Problem to solve >> Quote each line of the material verbatim, without the pictures.

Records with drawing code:
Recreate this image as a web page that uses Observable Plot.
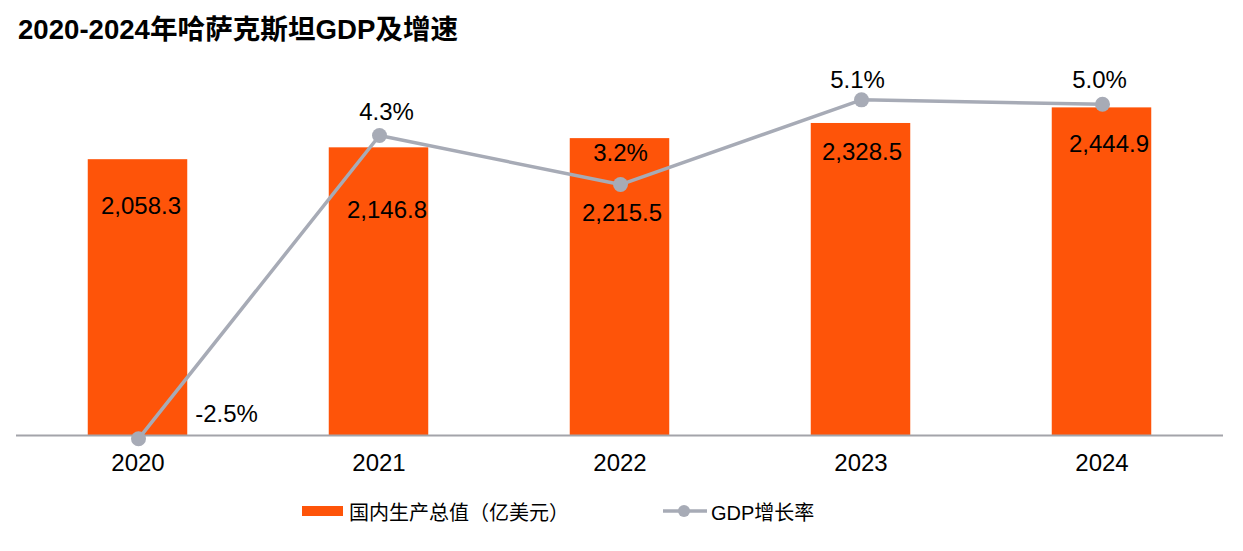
<!DOCTYPE html>
<html>
<head>
<meta charset="utf-8">
<script src="https://cdn.jsdelivr.net/npm/d3@7"></script>
<script src="https://cdn.jsdelivr.net/npm/@observablehq/plot@0.6"></script>
<style>
  html, body { margin: 0; padding: 0; background: #fff; }
  #chart { position: relative; width: 1243px; height: 551px; overflow: hidden;
    font-family: "Liberation Sans", Arial, "Noto Sans CJK SC", sans-serif; color: #000; }
  #title { position: absolute; left: 18px; top: 13px; font-size: 27.6px; font-weight: bold; line-height: 34px; white-space: nowrap; }
  .layer { position: absolute; left: 0; top: 0; }
  .legend { position: absolute; top: 499px; height: 24px; display: flex; align-items: center; font-size: 20px; white-space: nowrap; }
</style>
</head>
<body>
<div id="chart">
  <div id="title">2020-2024年哈萨克斯坦GDP及增速</div>
</div>
<script>
// Kazakhstan GDP (100 million USD) and real growth rate, 2020–2024
const years = ["2020", "2021", "2022", "2023", "2024"];
const gdp = [2058.3, 2146.8, 2215.5, 2328.5, 2444.9];
const growth = [-2.5, 4.3, 3.2, 5.1, 5.0];
const seriesNames = ["国内生产总值（亿美元）", "GDP增长率"];

const rows = years.map((year, i) => ({year, gdp: gdp[i], growth: growth[i]}));

// Hand-placed label nudges (px) so values stay clear of the growth line
const gdpLabelNudge = [[3, 47], [8, 62], [2, 75], [1, 29], [7, 36]];
const growthLabelNudge = [[88, -24], [7, -23], [0, -31], [-4, -20], [-3, -24]];

const W = 1243, H = 480;
const font = "'Liberation Sans', Arial, 'Noto Sans CJK SC', sans-serif";
const orange = "#FE5409";
const gray = "#A7ABB6";
const frame = {width: W, height: H, marginLeft: 16, marginRight: 20, marginTop: 33, marginBottom: 45};
const style = {fontFamily: font, fontSize: "24px", color: "#000", background: "transparent", overflow: "visible"};

const fmtGdp = d3.format(",.1f");
const chart = document.getElementById("chart");

// Layer 1: GDP bars on the left value scale
const bars = Plot.plot({
  ...frame,
  style,
  x: {type: "band", domain: years, padding: 0, label: null},
  y: {domain: [0, 3000], axis: null},
  marks: [
    Plot.barY(rows, {x: "year", y: "gdp", fill: orange, insetLeft: 70.75, insetRight: 70.75}),
    Plot.ruleY([0], {stroke: "#A3A4AA", strokeWidth: 2}),
    Plot.axisX({tickSize: 0, tickPadding: 18, fontSize: 24, fill: "#000", label: null}),
    ...rows.map((r, i) => Plot.text([r], {
      x: "year", y: "gdp", text: d => fmtGdp(d.gdp),
      dx: gdpLabelNudge[i][0], dy: gdpLabelNudge[i][1], fontSize: 24, fill: "#000"
    }))
  ]
});
bars.classList.add("layer");
chart.appendChild(bars);

// Layer 2: growth rate line on its own (right) value scale
const line = Plot.plot({
  ...frame,
  style,
  x: {type: "point", domain: years, padding: 0.5, axis: null},
  y: {domain: [-2.426, 6.587], axis: null},
  marks: [
    Plot.line(rows, {x: "year", y: "growth", stroke: gray, strokeWidth: 3.5}),
    Plot.dot(rows, {x: "year", y: "growth", r: 7.5, fill: gray}),
    ...rows.map((r, i) => Plot.text([r], {
      x: "year", y: "growth", text: d => d.growth.toFixed(1) + "%",
      dx: growthLabelNudge[i][0], dy: growthLabelNudge[i][1], fontSize: 24, fill: "#000"
    }))
  ]
});
line.classList.add("layer");
chart.appendChild(line);

// Legend
const legBar = document.createElement("div");
legBar.className = "legend";
legBar.style.left = "302px";
legBar.innerHTML = `<span style="display:inline-block;width:41px;height:10px;background:${orange};margin-right:6px"></span><span>${seriesNames[0]}</span>`;
chart.appendChild(legBar);

const legLine = document.createElement("div");
legLine.className = "legend";
legLine.style.left = "663px";
legLine.innerHTML = `<svg width="46" height="16" style="margin-right:2px"><line x1="0" x2="44" y1="8" y2="8" stroke="${gray}" stroke-width="3.5"/><circle cx="21" cy="8" r="6" fill="${gray}"/></svg><span>${seriesNames[1]}</span>`;
chart.appendChild(legLine);
</script>
</body>
</html>
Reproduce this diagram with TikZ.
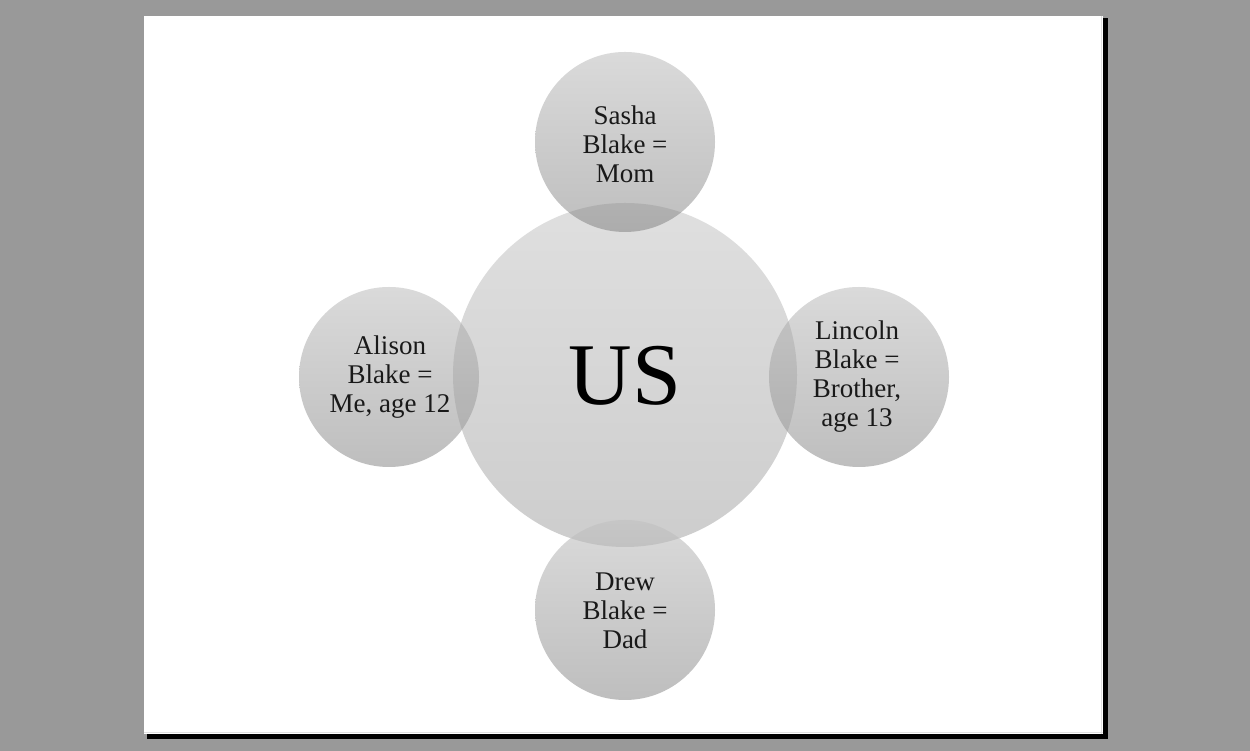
\documentclass[tikz,border=0pt]{standalone}
\usepackage{fontspec}
\setmainfont{Liberation Serif}
\definecolor{bggray}{HTML}{999999}
\definecolor{bigtop}{HTML}{DFDFDF}
\definecolor{bigbot}{HTML}{CDCDCD}
\definecolor{smtop}{HTML}{DADADA}
\definecolor{smbot}{HTML}{BEBEBE}
\begin{document}
\begin{tikzpicture}[x=1pt,y=1pt,
  bigball/.style={circle,inner sep=0pt,minimum size=344pt,top color=bigtop,bottom color=bigbot,draw=none},
  smallball/.style={circle,inner sep=0pt,minimum size=180pt,top color=smtop,bottom color=smbot,draw=none},
  lbl/.style={align=center,font=\fontsize{27}{29}\selectfont,text=black!90},
  overlap/.style={fill=black,fill opacity=0.09}]
\useasboundingbox (0,0) rectangle (1250,751);
\fill[bggray] (0,0) rectangle (1250,751);
% slide
\fill[black] (1103,12) rectangle (1108,733);
\fill[black] (147,12) rectangle (1108,17);
\fill[white] (144,17) rectangle (1103,735);
\draw[black!12,line width=1.5pt] (1101.5,17) -- (1101.5,735);
\draw[black!12,line width=1.5pt] (144,18.5) -- (1103,18.5);
% circles
\node[bigball] (us) at (625,376) {};
\node[smallball] (mom) at (625,609) {};
\node[smallball] (dad) at (625,141) {};
\node[smallball] (me) at (389,374) {};
\node[smallball] (bro) at (859,374) {};
% overlaps
\begin{scope}
\clip (625,376) circle (172);
\fill[overlap] (625,609) circle (90);
\fill[overlap] (625,141) circle (90);
\fill[overlap] (389,374) circle (90);
\fill[overlap] (859,374) circle (90);
\end{scope}
% texts
\node[font=\fontsize{88}{90}\selectfont,text=black] (ustext) at (625,375) {US};
\node[lbl] (momtext) at (625,607) {Sasha\\Blake =\\Mom};
\node[lbl] (dadtext) at (625,140) {Drew\\Blake =\\Dad};
\node[lbl] (metext) at (390,374) {Alison\\Blake =\\Me, age 12};
\node[lbl] (brotext) at (857,374) {Lincoln\\Blake =\\Brother,\\age 13};
\end{tikzpicture}
\end{document}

Answer for the task >>
Recreate this image as a web page that uses Observable Plot.
<!DOCTYPE html>
<html>
<head>
<meta charset="utf-8">
<script src="https://cdn.jsdelivr.net/npm/d3@7"></script>
<script src="https://cdn.jsdelivr.net/npm/@observablehq/plot@0.6"></script>
<style>
  html, body { margin: 0; padding: 0; background: #fff; }
  #chart { position: relative; width: 1243px; height: 551px; overflow: hidden;
    font-family: "Liberation Sans", Arial, "Noto Sans CJK SC", sans-serif; color: #000; }
  #title { position: absolute; left: 18px; top: 13px; font-size: 27.6px; font-weight: bold; line-height: 34px; white-space: nowrap; }
  .layer { position: absolute; left: 0; top: 0; }
  .legend { position: absolute; top: 499px; height: 24px; display: flex; align-items: center; font-size: 20px; white-space: nowrap; }
</style>
</head>
<body>
<div id="chart">
  <div id="title">2020-2024年哈萨克斯坦GDP及增速</div>
</div>
<script>
// Kazakhstan GDP (100 million USD) and real growth rate, 2020–2024
const years = ["2020", "2021", "2022", "2023", "2024"];
const gdp = [2058.3, 2146.8, 2215.5, 2328.5, 2444.9];
const growth = [-2.5, 4.3, 3.2, 5.1, 5.0];
const seriesNames = ["国内生产总值（亿美元）", "GDP增长率"];

const rows = years.map((year, i) => ({year, gdp: gdp[i], growth: growth[i]}));

// Hand-placed label nudges (px) so values stay clear of the growth line
const gdpLabelNudge = [[3, 47], [8, 62], [2, 75], [1, 29], [7, 36]];
const growthLabelNudge = [[88, -24], [7, -23], [0, -31], [-4, -20], [-3, -24]];

const W = 1243, H = 480;
const font = "'Liberation Sans', Arial, 'Noto Sans CJK SC', sans-serif";
const orange = "#FE5409";
const gray = "#A7ABB6";
const frame = {width: W, height: H, marginLeft: 16, marginRight: 20, marginTop: 33, marginBottom: 45};
const style = {fontFamily: font, fontSize: "24px", color: "#000", background: "transparent", overflow: "visible"};

const fmtGdp = d3.format(",.1f");
const chart = document.getElementById("chart");

// Layer 1: GDP bars on the left value scale
const bars = Plot.plot({
  ...frame,
  style,
  x: {type: "band", domain: years, padding: 0, label: null},
  y: {domain: [0, 3000], axis: null},
  marks: [
    Plot.barY(rows, {x: "year", y: "gdp", fill: orange, insetLeft: 70.75, insetRight: 70.75}),
    Plot.ruleY([0], {stroke: "#A3A4AA", strokeWidth: 2}),
    Plot.axisX({tickSize: 0, tickPadding: 18, fontSize: 24, fill: "#000", label: null}),
    ...rows.map((r, i) => Plot.text([r], {
      x: "year", y: "gdp", text: d => fmtGdp(d.gdp),
      dx: gdpLabelNudge[i][0], dy: gdpLabelNudge[i][1], fontSize: 24, fill: "#000"
    }))
  ]
});
bars.classList.add("layer");
chart.appendChild(bars);

// Layer 2: growth rate line on its own (right) value scale
const line = Plot.plot({
  ...frame,
  style,
  x: {type: "point", domain: years, padding: 0.5, axis: null},
  y: {domain: [-2.426, 6.587], axis: null},
  marks: [
    Plot.line(rows, {x: "year", y: "growth", stroke: gray, strokeWidth: 3.5}),
    Plot.dot(rows, {x: "year", y: "growth", r: 7.5, fill: gray}),
    ...rows.map((r, i) => Plot.text([r], {
      x: "year", y: "growth", text: d => d.growth.toFixed(1) + "%",
      dx: growthLabelNudge[i][0], dy: growthLabelNudge[i][1], fontSize: 24, fill: "#000"
    }))
  ]
});
line.classList.add("layer");
chart.appendChild(line);

// Legend
const legBar = document.createElement("div");
legBar.className = "legend";
legBar.style.left = "302px";
legBar.innerHTML = `<span style="display:inline-block;width:41px;height:10px;background:${orange};margin-right:6px"></span><span>${seriesNames[0]}</span>`;
chart.appendChild(legBar);

const legLine = document.createElement("div");
legLine.className = "legend";
legLine.style.left = "663px";
legLine.innerHTML = `<svg width="46" height="16" style="margin-right:2px"><line x1="0" x2="44" y1="8" y2="8" stroke="${gray}" stroke-width="3.5"/><circle cx="21" cy="8" r="6" fill="${gray}"/></svg><span>${seriesNames[1]}</span>`;
chart.appendChild(legLine);
</script>
</body>
</html>
Reproduce this diagram with TikZ.
\documentclass[tikz,border=0pt]{standalone}
\usepackage{fontspec}
\setmainfont{Liberation Serif}
\definecolor{bggray}{HTML}{999999}
\definecolor{bigtop}{HTML}{DFDFDF}
\definecolor{bigbot}{HTML}{CDCDCD}
\definecolor{smtop}{HTML}{DADADA}
\definecolor{smbot}{HTML}{BEBEBE}
\begin{document}
\begin{tikzpicture}[x=1pt,y=1pt,
  bigball/.style={circle,inner sep=0pt,minimum size=344pt,top color=bigtop,bottom color=bigbot,draw=none},
  smallball/.style={circle,inner sep=0pt,minimum size=180pt,top color=smtop,bottom color=smbot,draw=none},
  lbl/.style={align=center,font=\fontsize{27}{29}\selectfont,text=black!90},
  overlap/.style={fill=black,fill opacity=0.09}]
\useasboundingbox (0,0) rectangle (1250,751);
\fill[bggray] (0,0) rectangle (1250,751);
% slide
\fill[black] (1103,12) rectangle (1108,733);
\fill[black] (147,12) rectangle (1108,17);
\fill[white] (144,17) rectangle (1103,735);
\draw[black!12,line width=1.5pt] (1101.5,17) -- (1101.5,735);
\draw[black!12,line width=1.5pt] (144,18.5) -- (1103,18.5);
% circles
\node[bigball] (us) at (625,376) {};
\node[smallball] (mom) at (625,609) {};
\node[smallball] (dad) at (625,141) {};
\node[smallball] (me) at (389,374) {};
\node[smallball] (bro) at (859,374) {};
% overlaps
\begin{scope}
\clip (625,376) circle (172);
\fill[overlap] (625,609) circle (90);
\fill[overlap] (625,141) circle (90);
\fill[overlap] (389,374) circle (90);
\fill[overlap] (859,374) circle (90);
\end{scope}
% texts
\node[font=\fontsize{88}{90}\selectfont,text=black] (ustext) at (625,375) {US};
\node[lbl] (momtext) at (625,607) {Sasha\\Blake =\\Mom};
\node[lbl] (dadtext) at (625,140) {Drew\\Blake =\\Dad};
\node[lbl] (metext) at (390,374) {Alison\\Blake =\\Me, age 12};
\node[lbl] (brotext) at (857,374) {Lincoln\\Blake =\\Brother,\\age 13};
\end{tikzpicture}
\end{document}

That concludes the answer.